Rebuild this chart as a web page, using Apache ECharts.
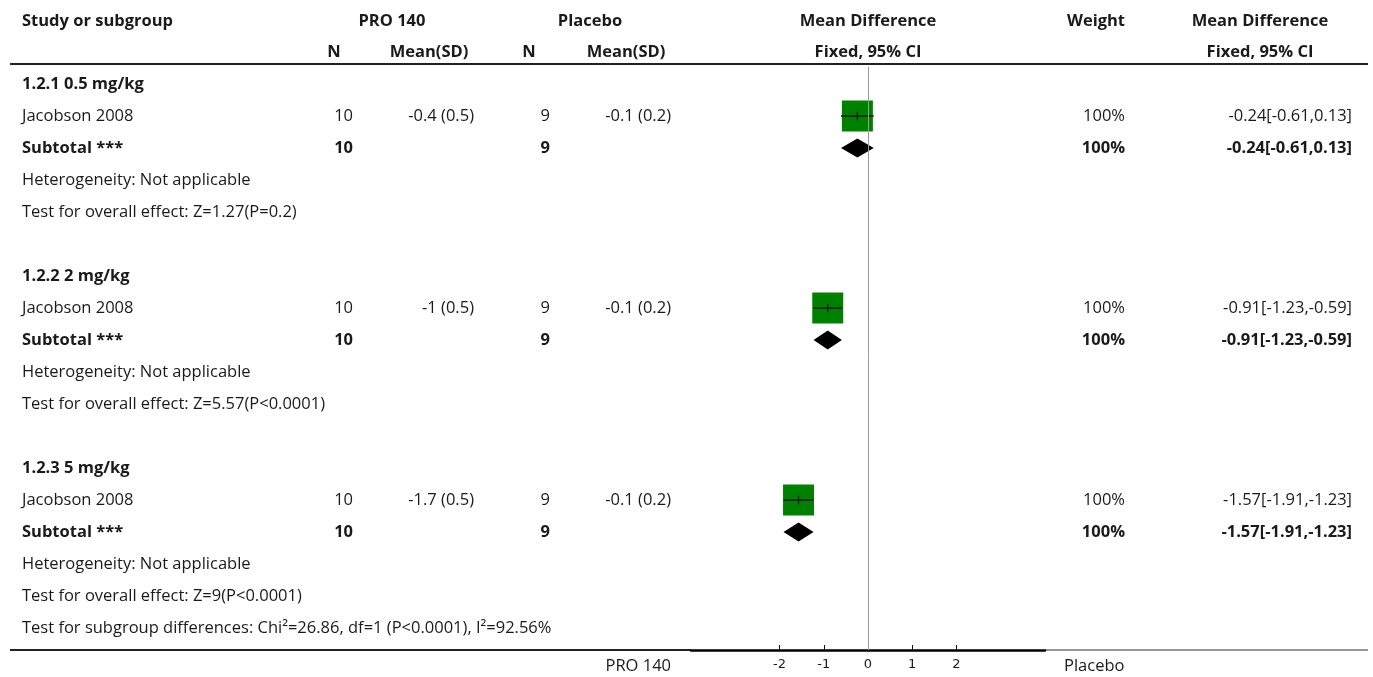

☆ ☆ ☆ ☆ ☆ ☆ ☆

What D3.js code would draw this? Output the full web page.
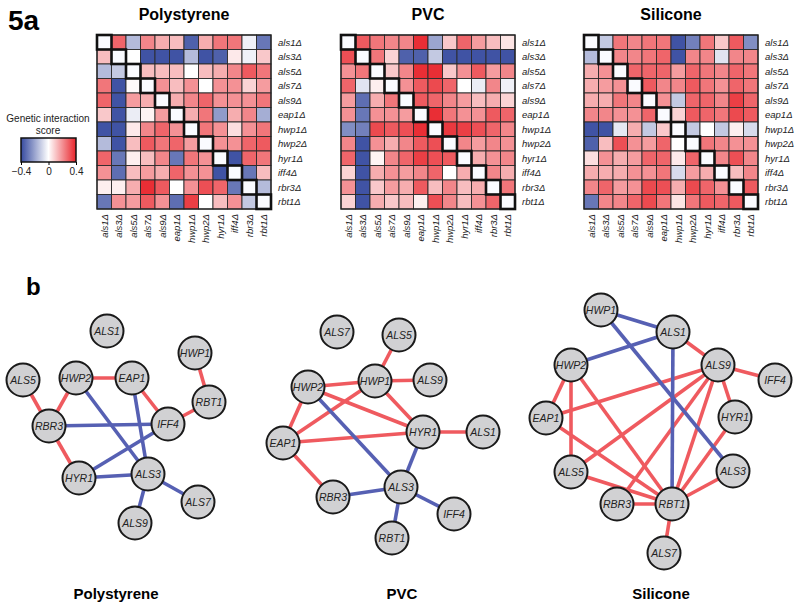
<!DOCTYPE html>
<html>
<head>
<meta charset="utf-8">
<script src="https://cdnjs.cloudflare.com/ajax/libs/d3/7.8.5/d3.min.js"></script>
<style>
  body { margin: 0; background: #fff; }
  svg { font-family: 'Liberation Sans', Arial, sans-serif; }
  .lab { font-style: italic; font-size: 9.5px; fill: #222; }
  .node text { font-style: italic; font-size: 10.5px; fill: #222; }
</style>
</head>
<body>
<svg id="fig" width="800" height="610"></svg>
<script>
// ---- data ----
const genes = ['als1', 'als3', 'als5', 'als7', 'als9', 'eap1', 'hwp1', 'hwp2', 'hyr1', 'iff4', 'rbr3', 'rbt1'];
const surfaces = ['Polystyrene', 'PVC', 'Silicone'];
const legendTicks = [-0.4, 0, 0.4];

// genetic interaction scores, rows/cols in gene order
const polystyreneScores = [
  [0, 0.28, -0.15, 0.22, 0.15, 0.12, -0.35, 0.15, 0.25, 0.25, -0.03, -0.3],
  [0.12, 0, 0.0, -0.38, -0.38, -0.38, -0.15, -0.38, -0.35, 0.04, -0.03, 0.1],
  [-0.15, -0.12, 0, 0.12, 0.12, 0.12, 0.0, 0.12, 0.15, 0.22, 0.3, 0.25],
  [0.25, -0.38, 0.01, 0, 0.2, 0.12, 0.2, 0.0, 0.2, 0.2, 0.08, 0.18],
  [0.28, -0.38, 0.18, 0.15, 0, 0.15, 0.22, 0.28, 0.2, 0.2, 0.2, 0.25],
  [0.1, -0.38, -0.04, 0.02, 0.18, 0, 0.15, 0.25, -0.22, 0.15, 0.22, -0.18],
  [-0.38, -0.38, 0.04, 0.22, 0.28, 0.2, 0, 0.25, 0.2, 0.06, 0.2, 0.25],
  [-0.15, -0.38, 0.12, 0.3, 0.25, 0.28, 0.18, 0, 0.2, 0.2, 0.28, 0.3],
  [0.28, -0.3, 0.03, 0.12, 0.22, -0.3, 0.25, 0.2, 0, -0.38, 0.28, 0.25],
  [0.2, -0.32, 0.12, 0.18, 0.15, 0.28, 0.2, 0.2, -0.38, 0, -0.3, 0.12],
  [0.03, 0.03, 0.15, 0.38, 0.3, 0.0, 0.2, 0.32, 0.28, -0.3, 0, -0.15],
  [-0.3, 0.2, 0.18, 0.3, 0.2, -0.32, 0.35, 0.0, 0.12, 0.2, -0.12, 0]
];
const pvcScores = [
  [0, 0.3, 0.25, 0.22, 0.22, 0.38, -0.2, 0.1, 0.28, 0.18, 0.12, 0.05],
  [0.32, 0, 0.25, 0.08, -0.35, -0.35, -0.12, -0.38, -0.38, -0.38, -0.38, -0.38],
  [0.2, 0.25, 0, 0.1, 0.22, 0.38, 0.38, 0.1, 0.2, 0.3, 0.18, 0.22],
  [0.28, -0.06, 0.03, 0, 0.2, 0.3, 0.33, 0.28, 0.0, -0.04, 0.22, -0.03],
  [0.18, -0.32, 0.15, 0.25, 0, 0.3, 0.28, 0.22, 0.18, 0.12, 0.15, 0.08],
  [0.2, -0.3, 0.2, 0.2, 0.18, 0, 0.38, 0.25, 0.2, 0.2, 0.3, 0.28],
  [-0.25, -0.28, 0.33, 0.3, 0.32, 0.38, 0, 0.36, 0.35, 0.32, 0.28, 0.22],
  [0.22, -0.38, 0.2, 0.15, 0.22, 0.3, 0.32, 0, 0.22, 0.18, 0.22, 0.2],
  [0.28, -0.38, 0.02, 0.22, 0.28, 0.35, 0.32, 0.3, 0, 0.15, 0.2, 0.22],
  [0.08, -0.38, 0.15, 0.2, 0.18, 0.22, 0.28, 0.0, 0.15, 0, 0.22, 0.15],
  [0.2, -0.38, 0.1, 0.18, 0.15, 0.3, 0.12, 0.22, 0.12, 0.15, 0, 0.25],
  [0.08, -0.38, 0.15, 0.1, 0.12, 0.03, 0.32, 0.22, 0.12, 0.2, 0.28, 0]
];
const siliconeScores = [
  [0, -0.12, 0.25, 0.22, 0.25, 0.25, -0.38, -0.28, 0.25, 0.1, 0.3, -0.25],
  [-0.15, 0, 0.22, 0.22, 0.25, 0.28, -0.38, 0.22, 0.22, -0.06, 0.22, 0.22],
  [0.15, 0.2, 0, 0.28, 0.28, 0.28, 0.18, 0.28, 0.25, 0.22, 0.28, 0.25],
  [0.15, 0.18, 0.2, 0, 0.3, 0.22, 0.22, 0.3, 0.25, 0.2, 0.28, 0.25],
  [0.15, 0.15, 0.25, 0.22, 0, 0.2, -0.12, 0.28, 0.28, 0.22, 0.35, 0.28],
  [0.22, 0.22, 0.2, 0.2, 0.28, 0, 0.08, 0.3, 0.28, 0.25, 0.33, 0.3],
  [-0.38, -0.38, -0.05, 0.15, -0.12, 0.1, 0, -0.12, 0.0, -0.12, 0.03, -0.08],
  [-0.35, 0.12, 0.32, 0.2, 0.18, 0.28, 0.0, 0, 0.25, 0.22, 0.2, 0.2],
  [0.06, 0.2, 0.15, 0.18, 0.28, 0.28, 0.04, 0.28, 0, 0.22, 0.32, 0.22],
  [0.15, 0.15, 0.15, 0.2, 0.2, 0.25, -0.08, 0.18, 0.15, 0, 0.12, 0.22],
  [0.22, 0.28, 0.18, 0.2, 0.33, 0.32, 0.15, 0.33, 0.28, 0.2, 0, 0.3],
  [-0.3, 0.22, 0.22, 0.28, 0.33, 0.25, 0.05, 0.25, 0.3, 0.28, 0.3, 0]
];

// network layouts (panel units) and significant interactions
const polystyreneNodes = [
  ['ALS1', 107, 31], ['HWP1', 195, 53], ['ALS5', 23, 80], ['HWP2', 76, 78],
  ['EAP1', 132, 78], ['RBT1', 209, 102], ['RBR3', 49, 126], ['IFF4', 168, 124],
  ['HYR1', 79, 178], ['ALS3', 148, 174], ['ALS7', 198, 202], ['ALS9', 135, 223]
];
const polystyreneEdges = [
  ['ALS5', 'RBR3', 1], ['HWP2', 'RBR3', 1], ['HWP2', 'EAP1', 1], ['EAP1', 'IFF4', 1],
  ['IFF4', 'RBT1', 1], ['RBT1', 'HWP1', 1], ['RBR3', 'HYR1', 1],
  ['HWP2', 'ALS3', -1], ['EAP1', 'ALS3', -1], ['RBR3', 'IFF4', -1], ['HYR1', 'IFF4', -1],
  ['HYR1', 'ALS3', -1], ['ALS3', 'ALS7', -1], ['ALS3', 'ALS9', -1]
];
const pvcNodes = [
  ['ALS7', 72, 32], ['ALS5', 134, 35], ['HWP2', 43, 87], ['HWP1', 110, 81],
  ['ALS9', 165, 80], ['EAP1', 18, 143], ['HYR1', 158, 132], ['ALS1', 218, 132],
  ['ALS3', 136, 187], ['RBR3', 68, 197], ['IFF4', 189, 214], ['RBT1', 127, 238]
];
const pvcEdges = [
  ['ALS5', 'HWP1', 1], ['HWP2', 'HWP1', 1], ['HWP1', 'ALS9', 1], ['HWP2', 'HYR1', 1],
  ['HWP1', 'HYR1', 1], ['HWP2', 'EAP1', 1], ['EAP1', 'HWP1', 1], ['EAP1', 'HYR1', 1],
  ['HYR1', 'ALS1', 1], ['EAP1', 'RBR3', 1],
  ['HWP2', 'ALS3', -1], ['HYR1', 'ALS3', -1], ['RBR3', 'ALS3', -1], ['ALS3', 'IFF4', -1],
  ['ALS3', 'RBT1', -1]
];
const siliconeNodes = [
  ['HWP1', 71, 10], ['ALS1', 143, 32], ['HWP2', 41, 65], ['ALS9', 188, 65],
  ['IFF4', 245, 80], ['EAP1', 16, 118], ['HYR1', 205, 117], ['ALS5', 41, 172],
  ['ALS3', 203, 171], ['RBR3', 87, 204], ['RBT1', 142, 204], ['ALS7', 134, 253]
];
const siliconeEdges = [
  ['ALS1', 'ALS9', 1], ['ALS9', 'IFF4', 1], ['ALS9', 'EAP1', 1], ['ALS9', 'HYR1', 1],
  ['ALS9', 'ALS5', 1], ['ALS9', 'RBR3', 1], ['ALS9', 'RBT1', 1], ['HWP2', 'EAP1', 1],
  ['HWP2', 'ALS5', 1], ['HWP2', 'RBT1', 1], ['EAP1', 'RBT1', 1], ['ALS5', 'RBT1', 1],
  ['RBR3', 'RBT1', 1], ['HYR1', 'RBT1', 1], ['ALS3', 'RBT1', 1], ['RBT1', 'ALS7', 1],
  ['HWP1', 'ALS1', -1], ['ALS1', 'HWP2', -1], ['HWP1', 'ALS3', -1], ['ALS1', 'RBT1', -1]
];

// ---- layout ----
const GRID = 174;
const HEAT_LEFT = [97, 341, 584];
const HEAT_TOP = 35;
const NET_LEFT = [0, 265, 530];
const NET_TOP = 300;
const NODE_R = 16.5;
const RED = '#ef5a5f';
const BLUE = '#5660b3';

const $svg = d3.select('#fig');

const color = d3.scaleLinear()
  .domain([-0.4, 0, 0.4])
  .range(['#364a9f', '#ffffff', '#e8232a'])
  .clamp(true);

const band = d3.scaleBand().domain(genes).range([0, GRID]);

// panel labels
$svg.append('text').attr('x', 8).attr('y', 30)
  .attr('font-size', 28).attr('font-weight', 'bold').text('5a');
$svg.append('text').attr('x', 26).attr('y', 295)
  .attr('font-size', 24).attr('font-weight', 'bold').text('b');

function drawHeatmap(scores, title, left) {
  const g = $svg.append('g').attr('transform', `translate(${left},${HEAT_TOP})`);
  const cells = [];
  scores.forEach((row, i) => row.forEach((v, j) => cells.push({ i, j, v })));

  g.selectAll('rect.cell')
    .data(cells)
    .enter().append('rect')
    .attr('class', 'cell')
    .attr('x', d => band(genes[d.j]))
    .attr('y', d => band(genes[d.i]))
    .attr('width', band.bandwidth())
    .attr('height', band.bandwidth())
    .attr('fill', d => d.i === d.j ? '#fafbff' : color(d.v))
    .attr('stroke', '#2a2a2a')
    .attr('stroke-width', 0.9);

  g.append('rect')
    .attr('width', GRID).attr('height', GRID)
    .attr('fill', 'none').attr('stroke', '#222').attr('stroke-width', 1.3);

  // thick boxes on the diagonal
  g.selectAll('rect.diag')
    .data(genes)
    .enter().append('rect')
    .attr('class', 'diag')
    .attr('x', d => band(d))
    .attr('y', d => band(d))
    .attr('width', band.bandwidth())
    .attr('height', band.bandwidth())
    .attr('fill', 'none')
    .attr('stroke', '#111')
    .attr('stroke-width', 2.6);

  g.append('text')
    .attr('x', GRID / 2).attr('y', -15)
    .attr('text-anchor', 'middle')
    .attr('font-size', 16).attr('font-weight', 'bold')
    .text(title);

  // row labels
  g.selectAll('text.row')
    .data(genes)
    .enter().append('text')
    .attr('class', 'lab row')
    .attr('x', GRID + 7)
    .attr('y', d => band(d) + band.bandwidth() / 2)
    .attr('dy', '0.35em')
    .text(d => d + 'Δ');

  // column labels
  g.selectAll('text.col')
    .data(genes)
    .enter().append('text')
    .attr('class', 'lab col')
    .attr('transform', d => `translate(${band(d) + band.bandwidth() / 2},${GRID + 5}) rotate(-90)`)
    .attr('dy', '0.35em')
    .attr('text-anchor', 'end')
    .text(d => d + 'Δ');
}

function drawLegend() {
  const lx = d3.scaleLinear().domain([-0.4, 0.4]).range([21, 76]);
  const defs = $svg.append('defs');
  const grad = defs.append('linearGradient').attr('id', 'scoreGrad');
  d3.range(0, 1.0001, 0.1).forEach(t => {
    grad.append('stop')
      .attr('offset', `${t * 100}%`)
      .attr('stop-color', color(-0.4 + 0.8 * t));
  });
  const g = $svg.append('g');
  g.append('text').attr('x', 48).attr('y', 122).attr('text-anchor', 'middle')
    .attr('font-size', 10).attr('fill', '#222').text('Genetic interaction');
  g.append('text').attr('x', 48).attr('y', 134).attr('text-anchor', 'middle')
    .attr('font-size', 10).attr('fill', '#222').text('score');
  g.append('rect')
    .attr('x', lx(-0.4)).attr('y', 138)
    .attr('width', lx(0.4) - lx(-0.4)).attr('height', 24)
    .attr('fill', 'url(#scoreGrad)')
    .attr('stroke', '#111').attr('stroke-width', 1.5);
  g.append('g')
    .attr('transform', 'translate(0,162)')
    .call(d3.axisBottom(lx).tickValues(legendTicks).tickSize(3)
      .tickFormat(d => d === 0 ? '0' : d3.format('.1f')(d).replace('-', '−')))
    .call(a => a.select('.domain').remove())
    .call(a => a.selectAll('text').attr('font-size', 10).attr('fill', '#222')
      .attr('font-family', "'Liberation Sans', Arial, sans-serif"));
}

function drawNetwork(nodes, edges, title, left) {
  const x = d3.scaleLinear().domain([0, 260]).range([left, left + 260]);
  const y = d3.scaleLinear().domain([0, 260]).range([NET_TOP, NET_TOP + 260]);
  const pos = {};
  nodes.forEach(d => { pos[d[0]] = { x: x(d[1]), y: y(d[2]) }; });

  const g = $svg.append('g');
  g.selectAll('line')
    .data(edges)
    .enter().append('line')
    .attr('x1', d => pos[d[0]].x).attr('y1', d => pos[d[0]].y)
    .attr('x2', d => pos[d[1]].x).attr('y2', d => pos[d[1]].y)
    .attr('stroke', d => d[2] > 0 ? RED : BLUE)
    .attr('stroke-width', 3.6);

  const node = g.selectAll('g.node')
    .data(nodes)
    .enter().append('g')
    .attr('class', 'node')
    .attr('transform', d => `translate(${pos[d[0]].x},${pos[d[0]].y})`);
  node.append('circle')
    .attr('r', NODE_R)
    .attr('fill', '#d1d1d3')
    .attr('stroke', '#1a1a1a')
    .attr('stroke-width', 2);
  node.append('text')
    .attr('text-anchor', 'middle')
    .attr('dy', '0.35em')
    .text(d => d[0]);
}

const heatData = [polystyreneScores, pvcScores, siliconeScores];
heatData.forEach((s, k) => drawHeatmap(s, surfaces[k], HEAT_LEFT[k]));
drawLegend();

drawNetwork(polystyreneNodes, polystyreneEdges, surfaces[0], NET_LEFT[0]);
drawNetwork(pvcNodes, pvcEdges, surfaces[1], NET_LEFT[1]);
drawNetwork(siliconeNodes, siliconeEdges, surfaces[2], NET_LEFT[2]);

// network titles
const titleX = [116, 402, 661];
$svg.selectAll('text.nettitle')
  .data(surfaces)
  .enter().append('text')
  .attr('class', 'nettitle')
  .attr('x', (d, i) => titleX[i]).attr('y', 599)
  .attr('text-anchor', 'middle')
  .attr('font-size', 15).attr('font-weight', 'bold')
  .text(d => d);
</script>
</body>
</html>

☆ ☆ ☆ ☆ ☆ ☆ ☆

- [WHAT IS BEING ASKED]: Extract, without any images, the part of the material above that opens with the line containing "What D3.js code" and closes with the line containing "const legendTicks = [-0.4, 0, 0.4];", both lines included.

- [RESULT OF THE TASK]:
What D3.js code would draw this? Output the full web page.
<!DOCTYPE html>
<html>
<head>
<meta charset="utf-8">
<script src="https://cdnjs.cloudflare.com/ajax/libs/d3/7.8.5/d3.min.js"></script>
<style>
  body { margin: 0; background: #fff; }
  svg { font-family: 'Liberation Sans', Arial, sans-serif; }
  .lab { font-style: italic; font-size: 9.5px; fill: #222; }
  .node text { font-style: italic; font-size: 10.5px; fill: #222; }
</style>
</head>
<body>
<svg id="fig" width="800" height="610"></svg>
<script>
// ---- data ----
const genes = ['als1', 'als3', 'als5', 'als7', 'als9', 'eap1', 'hwp1', 'hwp2', 'hyr1', 'iff4', 'rbr3', 'rbt1'];
const surfaces = ['Polystyrene', 'PVC', 'Silicone'];
const legendTicks = [-0.4, 0, 0.4];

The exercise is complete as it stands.